- RAYE fronts Audemars Piguet's new short film "No One Shapes Time Alone," directed by Paul Herrmann for production house Object & Animal.
- The film was shot across three days in London and builds toward RAYE's opening-night performance at the 60th Montreux Jazz Festival.
- This marks the second year of RAYE's partnership with AP, following 2025's "Suzanne" collaboration with Mark Ronson.
- The film features RAYE's mother, grandmother, and sisters, framing the campaign around family and craft rather than a straight product push.
Audemars Piguet has released “No One Shapes Time Alone with RAYE,” a new short film directed by Paul Herrmann and produced by Object & Animal.
The project follows RAYE in the weeks leading up to her opening-night set at the 60th Montreux Jazz Festival, shot at London locations including Ronnie Scott’s, a church, Alexandra Palace and 100 Shoreditch, and building toward her sold-out O2 show.
Rather than a straightforward ad, the film documents the process: rehearsal rooms, backstage corridors, and RAYE’s mother, grandmother, and sisters gathered around a table. It leads into her Montreux performance, “This Stage May Contain Moments in Time,” staged at the Stravinski Auditorium with a gospel choir.

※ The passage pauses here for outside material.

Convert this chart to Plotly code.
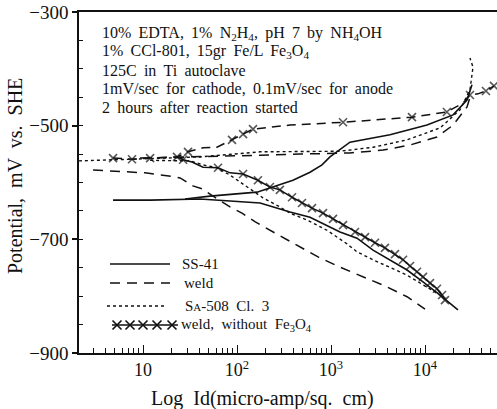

This is round two for RAYE and Audemars Piguet. She joined the brand’s APxMusic roster in 2025, teaming with producer Mark Ronson on the original track “Suzanne” for AP’s 150th anniversary. Since then, RAYE has kept busy off the AP calendar too, with endorsement work for Dyson and Nintendo.
For AP, RAYE joins a music and sports ambassador list that includes John Mayer, Anthony Joshua, and Aryna Sabalenka.
Celebrity watch tie-ins have been having a moment this year, see Erling Haaland’s cosmic-themed Breitling Chronomat collection and J Balvin’s reunion with Casio on a limited-edition ring watch. AP’s approach with RAYE stands apart by leaning fully into documentary storytelling over product placement.
Takeaways
Luxury watch brands are increasingly betting on narrative over hardware. AP didn’t lead with a Royal Oak; it led with RAYE’s grandmother at a kitchen table. That’s a deliberate move to make heritage feel human, not just Swiss-made.
Does story-first marketing like this sell more watches, or just build brand affinity? Will AP’s second-year renewal with RAYE become a longer-term ambassadorship, à la John Mayer?